There are some vintage, slow-burning Low epics here, and they’re tremendous. “Nothing But Heart” repeats its title phrase over and over, like a mantra, and in the context of this album it feels like a pained confession. “Majesty/Magic” is even better, rich in all the group’s usual dynamic and harmonic variations and in those small sonic details that provide their music with its grit and its tension.

But I find myself drawn in even more by some of the more pop-oriented material, and in particular by Mimi Parker’s numbers. She does one in the middle of the album called “Especially Me,” and it sounds to me like a pretty perfect pop song– right down to the opening “cry me a river” reference– but beneath the sheer beauty of the thing there’s a feeling of something like pure desperation– or at least utter directionless– that’s as quietly devastating as anything here. It’s one of their best-ever lyrics: “Cause if we knew where we belong/ There’d be no doubt where we’re from/ But as it stands, we don’t have a clue/ Especially me and probably you.”

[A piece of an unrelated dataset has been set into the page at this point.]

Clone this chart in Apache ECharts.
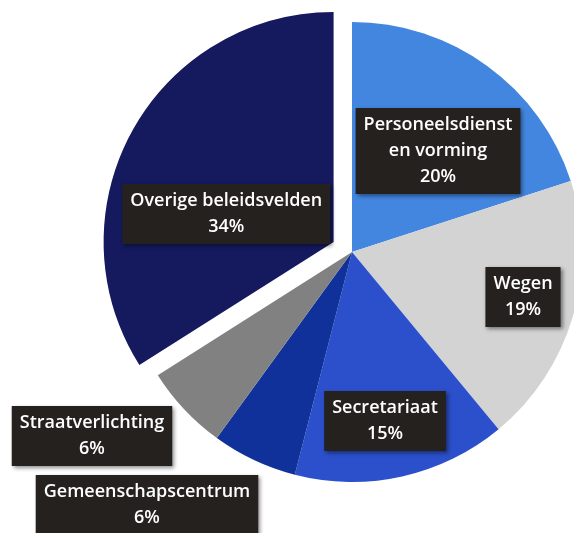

Sparhawk, for his part, shines largely because his songs express deep emotion through his own idiosyncratic language, which is sometimes confessional and sometimes humorous, or else downright weird. As to the former, there’s a song here called “$20″ that just might be a plea for reconciliation– or at least some kind of empathy– that provides one of the most heartfelt and utterly wrenching moments here. As for the latter– well, “Witches” is C’mon‘s lone foray into Great Detroyer-styled myth-making; exactly what it means I couldn’t say just yet, though it does feature Sparhawk lashing out at men who “act like Al Green.” I’m not sure why that’s a bad thing, exactly, but it seems to make him feel rather insecure.

And of course, “Witches” is just a moment among many here, its Al Green line just one of the little things that stack up into something that feels like another epic from Low at the top of their game. The difference this time is that, beneath the sheer grandeur of the music, the scale is really very tiny. Sparhawk and Parker sound like two lovers singing to each other, possibly from opposite sides of the same room. It’s deeply moving, personal human drama, whether it’s played out through thundering quiet or through the tiniest of details.